Five Things to Ask Yourself Before Writing a Job Description
Writing a job description can be daunting at times. It is an important communication tool that is unfortunately often overlooked when management gets too busy. Yet, companies should have a job description for every position. The job descriptions should outline the functions of the position as well as the knowledge, skills, and abilities needed to be successful in the role. If an employee is currently doing the work, it is helpful to have the employee write the initial draft for the description. No one knows the job better than the person in the position – in most cases. If the position is new or vacant, the direct manager of the position should create the first draft. As you write the first draft, ask yourself the following five questions:
- What is the strategic purpose for the position?
Ask why. Why do you need this position in the company? Then, ask yourself if all of the functions of this job help the company meet and exceed its goals. If not, why is the position required to do them? Sometimes, the functions can be combined with an existing position instead of creating a new one.
- Does a job description exist for this position?
If so, is it up-to-date? What changes need to be made? Pay attention to changes in technology which may adjust some of the functions for the position. Those modifications could change the level for the position as well as the number of hours needed to complete the work. If they do not, keep reading.
- What are the essential functions of the position? How many hours are required to accomplish these functions?
For example, if the position is responsible for making phone calls about collections, it is important that the position includes that as a requirement. Not everyone has the same skill set and a job description will provide the potential candidates will all the information they need to determine if they will fit the job.
- Identify the Knowledge, Skills, and Abilities (KSAs).
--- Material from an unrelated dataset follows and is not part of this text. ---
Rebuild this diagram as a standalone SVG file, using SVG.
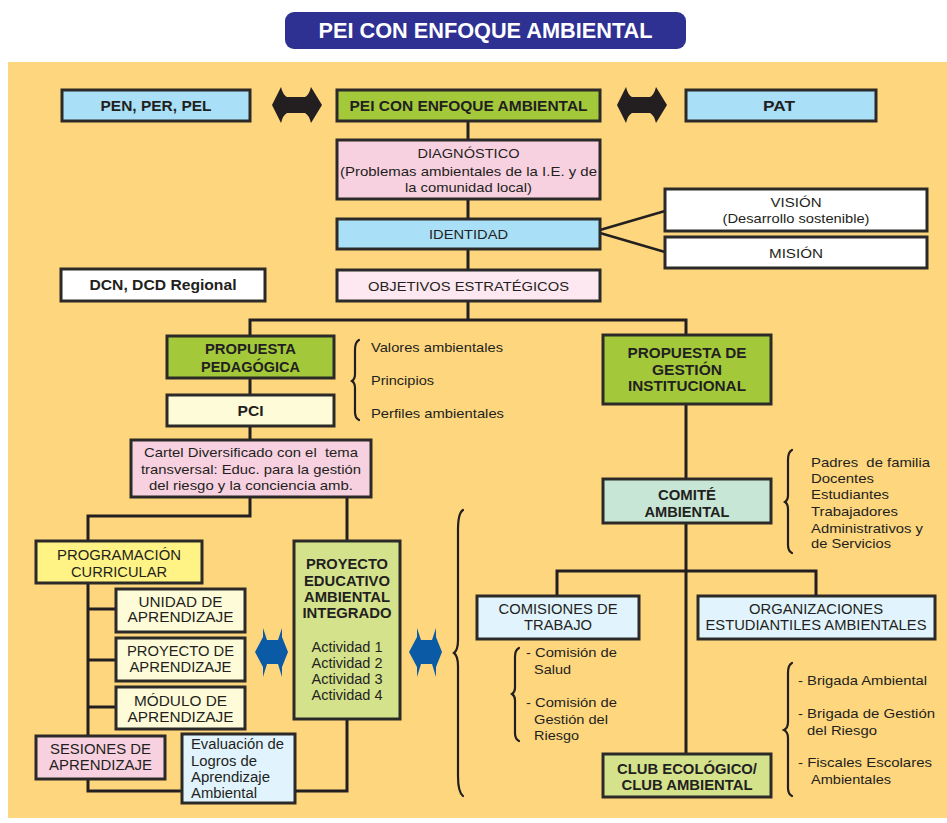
<svg xmlns="http://www.w3.org/2000/svg" width="947" height="823" viewBox="0 0 947 823">
<style>
text{font-family:"Liberation Sans",Arial,sans-serif;fill:#231f20}
.b{font-weight:bold}
.c{text-anchor:middle}
.n{font-size:14px}
.m{font-size:13.5px}
.pre{white-space:pre}
.box{stroke:#2b2a29;stroke-width:3}
.con{fill:none;stroke:#231f20;stroke-width:3}
.thin{stroke-width:2.4}
.br{fill:none;stroke:#231f20;stroke-width:2.2;stroke-linecap:round}
</style>
<rect x="0" y="0" width="947" height="823" fill="#ffffff"/>
<rect x="8" y="62" width="939" height="756" fill="#fed67e"/>
<g id="title">
<rect x="285" y="12" width="401" height="37" rx="9" fill="#2e3192"/>
<text x="485.5" y="38" class="b c" style="font-size:22px;fill:#ffffff" textLength="334" lengthAdjust="spacingAndGlyphs">PEI CON ENFOQUE AMBIENTAL</text>
</g>
<g id="connectors">
<path class="con" d="M468,121V140M468,199V219M468,249V270"/>
<path class="con thin" d="M600,230L665,211M600,233L665,252"/>
<path class="con" d="M468,301V320M250,336V320H686V335"/>
<path class="con" d="M250,378V395M250,426V440"/>
<path class="con" d="M250,497V516H88V541M347,497V541"/>
<path class="con" d="M88,583V736M88,609H116M88,660H116M88,707H116"/>
<path class="con" d="M88,779V791H182M295,791H347V719"/>
<path class="con" d="M686,404V479M686,523V754M557,596V571H816V596"/>
</g>
<g id="arrows">
<path fill="#231f20" d="M272,105L281,87Q283,95 287,97L305,97Q309,95 311,87L322,105L311,123Q309,115 305,113L287,113Q283,115 281,123Z"/>
<path fill="#231f20" d="M617,105L626,87Q628,95 632,97L650,97Q654,95 656,87L667,105L656,123Q654,115 650,113L632,113Q628,115 626,123Z"/>
<path fill="#0b5aa6" d="M255,652L263,637L263,628L267,640L278,640L282,628L282,637L288,652L282,667L282,677L278,664L267,664L263,677L263,667Z"/>
<path fill="#0b5aa6" d="M409,652L417,637L417,628L421,640L432,640L436,628L436,637L442,652L436,667L436,677L432,664L421,664L417,677L417,667Z"/>
</g>
<g id="braces">
<path class="br" d="M463,510Q458,513 458,530L458,640Q458,650 454,653Q458,656 458,666L458,776Q458,792 463,796"/>
<path class="br" d="M359,340Q355,342 355,350L355,374Q355,379 352,381Q355,383 355,388L355,412Q355,418 359,420"/>
<path class="br" d="M792,450Q788,452 788,460L788,495Q788,500 785,502Q788,504 788,509L788,545Q788,551 792,553"/>
<path class="br" d="M519,648Q515,650 515,657L515,688Q515,692 512,694Q515,696 515,700L515,733Q515,739 519,741"/>
<path class="br" d="M792,663Q788,665 788,673L788,722Q788,728 784,730Q788,732 788,738L788,788Q788,794 792,796"/>
</g>
<g id="pen"><rect class="box" x="62" y="90" width="188" height="31" fill="#a9dff7"/><text x="156" y="110.5" class="b c" style="font-size:15px" textLength="111" lengthAdjust="spacingAndGlyphs">PEN, PER, PEL</text></g>
<g id="pei"><rect class="box" x="337" y="90" width="263" height="31" fill="#a3c93a"/><text x="468.5" y="110.5" class="b c" style="font-size:15px" textLength="238" lengthAdjust="spacingAndGlyphs">PEI CON ENFOQUE AMBIENTAL</text></g>
<g id="pat"><rect class="box" x="686" y="90" width="190" height="31" fill="#a9dff7"/><text x="779" y="110.5" class="b c" style="font-size:15px" textLength="32" lengthAdjust="spacingAndGlyphs">PAT</text></g>
<g id="diagnostico"><rect class="box" x="337" y="140" width="263" height="59" fill="#f8d1e1"/>
<text x="468.5" y="158" class="m c" textLength="102" lengthAdjust="spacingAndGlyphs">DIAGNÓSTICO</text>
<text x="468.5" y="176" class="m c" textLength="257" lengthAdjust="spacingAndGlyphs">(Problemas ambientales de la I.E. y de</text>
<text x="468.5" y="192" class="m c" textLength="127" lengthAdjust="spacingAndGlyphs">la comunidad local)</text></g>
<g id="identidad"><rect class="box" x="337" y="219" width="263" height="30" fill="#a9dff7"/><text x="468.5" y="239" class="m c" textLength="79" lengthAdjust="spacingAndGlyphs">IDENTIDAD</text></g>
<g id="vision"><rect class="box" x="665" y="189" width="262" height="42" fill="#ffffff"/>
<text x="796" y="207" class="m c" textLength="51" lengthAdjust="spacingAndGlyphs">VISIÓN</text>
<text x="796" y="223" class="m c" textLength="147" lengthAdjust="spacingAndGlyphs">(Desarrollo sostenible)</text></g>
<g id="mision"><rect class="box" x="665" y="237" width="262" height="31" fill="#ffffff"/><text x="796" y="258" class="m c" textLength="54" lengthAdjust="spacingAndGlyphs">MISIÓN</text></g>
<g id="objetivos"><rect class="box" x="337" y="270" width="263" height="31" fill="#fde7f0"/><text x="468.5" y="291" class="m c" textLength="201" lengthAdjust="spacingAndGlyphs">OBJETIVOS ESTRATÉGICOS</text></g>
<g id="dcn"><rect class="box" x="61" y="269" width="204" height="32" fill="#ffffff"/><text x="163" y="289.5" class="b c" style="font-size:15px" textLength="147" lengthAdjust="spacingAndGlyphs">DCN, DCD Regional</text></g>
<g id="propuesta-pedagogica"><rect class="box" x="167" y="336" width="167" height="42" fill="#a3c93a"/>
<text x="250.5" y="354" class="b n c" textLength="91" lengthAdjust="spacingAndGlyphs">PROPUESTA</text>
<text x="250.5" y="372" class="b n c" textLength="99" lengthAdjust="spacingAndGlyphs">PEDAGÓGICA</text></g>
<g id="pedagogica-items">
<text x="371" y="352" class="m" textLength="132" lengthAdjust="spacingAndGlyphs">Valores ambientales</text>
<text x="371" y="385" class="m" textLength="63" lengthAdjust="spacingAndGlyphs">Principios</text>
<text x="371" y="418" class="m" textLength="133" lengthAdjust="spacingAndGlyphs">Perfiles ambientales</text></g>
<g id="pci"><rect class="box" x="167" y="395" width="167" height="31" fill="#fefbd8"/><text x="250.5" y="416" class="b n c" textLength="26" lengthAdjust="spacingAndGlyphs">PCI</text></g>
<g id="cartel"><rect class="box" x="131" y="440" width="240" height="57" fill="#f8d1e1"/>
<text x="251" y="457" class="m c pre" xml:space="preserve" textLength="214" lengthAdjust="spacingAndGlyphs">Cartel Diversificado con el  tema</text>
<text x="251" y="474" class="m c" textLength="220" lengthAdjust="spacingAndGlyphs">transversal: Educ. para la gestión</text>
<text x="251" y="490" class="m c" textLength="204" lengthAdjust="spacingAndGlyphs">del riesgo y la conciencia amb.</text></g>
<g id="programacion"><rect class="box" x="36" y="541" width="166" height="42" fill="#fff385"/>
<text x="119" y="560" class="n c" textLength="124" lengthAdjust="spacingAndGlyphs">PROGRAMACIÓN</text>
<text x="119" y="577" class="n c" textLength="96" lengthAdjust="spacingAndGlyphs">CURRICULAR</text></g>
<g id="unidad"><rect class="box" x="116" y="589" width="129" height="43" fill="#fefbd8"/>
<text x="180.5" y="607" class="n c" textLength="84" lengthAdjust="spacingAndGlyphs">UNIDAD DE</text>
<text x="180.5" y="622" class="n c" textLength="106" lengthAdjust="spacingAndGlyphs">APRENDIZAJE</text></g>
<g id="proyecto-aprendizaje"><rect class="box" x="116" y="638" width="129" height="43" fill="#fefbd8"/>
<text x="180.5" y="656" class="n c" textLength="107" lengthAdjust="spacingAndGlyphs">PROYECTO DE</text>
<text x="180.5" y="672" class="n c" textLength="102" lengthAdjust="spacingAndGlyphs">APRENDIZAJE</text></g>
<g id="modulo"><rect class="box" x="116" y="687" width="129" height="42" fill="#fefbd8"/>
<text x="180.5" y="706" class="n c" textLength="93" lengthAdjust="spacingAndGlyphs">MÓDULO DE</text>
<text x="180.5" y="722" class="n c" textLength="106" lengthAdjust="spacingAndGlyphs">APRENDIZAJE</text></g>
<g id="sesiones"><rect class="box" x="36" y="736" width="129" height="43" fill="#f8d1e1"/>
<text x="100.5" y="754" class="n c" textLength="101" lengthAdjust="spacingAndGlyphs">SESIONES DE</text>
<text x="100.5" y="770" class="n c" textLength="103" lengthAdjust="spacingAndGlyphs">APRENDIZAJE</text></g>
<g id="evaluacion"><rect class="box" x="182" y="734" width="113" height="69" fill="#e1f3fc"/>
<text x="191" y="749" class="n" textLength="93" lengthAdjust="spacingAndGlyphs">Evaluación de</text>
<text x="191" y="766" class="n" textLength="66" lengthAdjust="spacingAndGlyphs">Logros de</text>
<text x="191" y="782" class="n" textLength="79" lengthAdjust="spacingAndGlyphs">Aprendizaje</text>
<text x="191" y="798" class="n" textLength="66" lengthAdjust="spacingAndGlyphs">Ambiental</text></g>
<g id="proyecto-educativo"><rect class="box" x="294" y="541" width="106" height="178" fill="#d4e28c"/>
<text x="347" y="569" class="b n c" textLength="82" lengthAdjust="spacingAndGlyphs">PROYECTO</text>
<text x="347" y="586" class="b n c" textLength="86" lengthAdjust="spacingAndGlyphs">EDUCATIVO</text>
<text x="347" y="602" class="b n c" textLength="86" lengthAdjust="spacingAndGlyphs">AMBIENTAL</text>
<text x="347" y="618" class="b n c" textLength="89" lengthAdjust="spacingAndGlyphs">INTEGRADO</text>
<text x="347" y="652" class="n c" textLength="71" lengthAdjust="spacingAndGlyphs">Actividad 1</text>
<text x="347" y="668" class="n c" textLength="71" lengthAdjust="spacingAndGlyphs">Actividad 2</text>
<text x="347" y="684" class="n c" textLength="71" lengthAdjust="spacingAndGlyphs">Actividad 3</text>
<text x="347" y="700" class="n c" textLength="71" lengthAdjust="spacingAndGlyphs">Actividad 4</text></g>
<g id="propuesta-gestion"><rect class="box" x="603" y="335" width="168" height="69" fill="#a3c93a"/>
<text x="687" y="358" class="b n c" textLength="119" lengthAdjust="spacingAndGlyphs">PROPUESTA DE</text>
<text x="687" y="375" class="b n c" textLength="70" lengthAdjust="spacingAndGlyphs">GESTIÓN</text>
<text x="687" y="391" class="b n c" textLength="118" lengthAdjust="spacingAndGlyphs">INSTITUCIONAL</text></g>
<g id="comite"><rect class="box" x="603" y="479" width="168" height="44" fill="#c7e6d5"/>
<text x="687" y="500" class="b n c" textLength="58" lengthAdjust="spacingAndGlyphs">COMITÉ</text>
<text x="687" y="517" class="b n c" textLength="85" lengthAdjust="spacingAndGlyphs">AMBIENTAL</text></g>
<g id="comite-items">
<text x="811" y="467" class="m pre" xml:space="preserve" textLength="119" lengthAdjust="spacingAndGlyphs">Padres  de familia</text>
<text x="811" y="483" class="m" textLength="63" lengthAdjust="spacingAndGlyphs">Docentes</text>
<text x="811" y="499" class="m" textLength="78" lengthAdjust="spacingAndGlyphs">Estudiantes</text>
<text x="811" y="516" class="m" textLength="87" lengthAdjust="spacingAndGlyphs">Trabajadores</text>
<text x="811" y="533" class="m" textLength="112" lengthAdjust="spacingAndGlyphs">Administrativos y</text>
<text x="811" y="548" class="m" textLength="80" lengthAdjust="spacingAndGlyphs">de Servicios</text></g>
<g id="comisiones"><rect class="box" x="477" y="596" width="162" height="43" fill="#e1f3fc"/>
<text x="558" y="614" class="n c" textLength="119" lengthAdjust="spacingAndGlyphs">COMISIONES DE</text>
<text x="558" y="630" class="n c" textLength="68" lengthAdjust="spacingAndGlyphs">TRABAJO</text></g>
<g id="organizaciones"><rect class="box" x="698" y="596" width="237" height="43" fill="#e1f3fc"/>
<text x="816" y="614" class="n c" textLength="134" lengthAdjust="spacingAndGlyphs">ORGANIZACIONES</text>
<text x="816" y="630" class="n c" textLength="221" lengthAdjust="spacingAndGlyphs">ESTUDIANTILES AMBIENTALES</text></g>
<g id="comisiones-items">
<text x="526" y="657" class="m" textLength="91" lengthAdjust="spacingAndGlyphs">- Comisión de</text>
<text x="534" y="674" class="m" textLength="37" lengthAdjust="spacingAndGlyphs">Salud</text>
<text x="526" y="707" class="m" textLength="91" lengthAdjust="spacingAndGlyphs">- Comisión de</text>
<text x="534" y="724" class="m" textLength="74" lengthAdjust="spacingAndGlyphs">Gestión del</text>
<text x="534" y="740" class="m" textLength="45" lengthAdjust="spacingAndGlyphs">Riesgo</text></g>
<g id="club"><rect class="box" x="603" y="754" width="168" height="43" fill="#d4e28c"/>
<text x="687" y="774" class="b n c" textLength="140" lengthAdjust="spacingAndGlyphs">CLUB ECOLÓGICO/</text>
<text x="687" y="790" class="b n c" textLength="131" lengthAdjust="spacingAndGlyphs">CLUB AMBIENTAL</text></g>
<g id="organizaciones-items">
<text x="798" y="685" class="m" textLength="129" lengthAdjust="spacingAndGlyphs">- Brigada Ambiental</text>
<text x="798" y="718" class="m" textLength="137" lengthAdjust="spacingAndGlyphs">- Brigada de Gestión</text>
<text x="807" y="735" class="m" textLength="70" lengthAdjust="spacingAndGlyphs">del Riesgo</text>
<text x="798" y="767" class="m" textLength="134" lengthAdjust="spacingAndGlyphs">- Fiscales Escolares</text>
<text x="811" y="784" class="m" textLength="80" lengthAdjust="spacingAndGlyphs">Ambientales</text></g>
</svg>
Make sure the description captures the knowledge, skills, and abilities that are required to be successful in the position. For example, phone work often requires proficiency with interpersonal skills — so “excellent interpersonal communication skills” should be listed as a necessary skill.
- What department does this position belong to and who supervises this position?
If your company has traditional departments, you can often easily identify the place where the position fits best. If not, the position is usually created due to a need in the company, so it is best to figure out which department is the closest match. Then, pinpoint the best management position to direct that work. Hopefully, the management role will require competencies needed to guide the work as needed.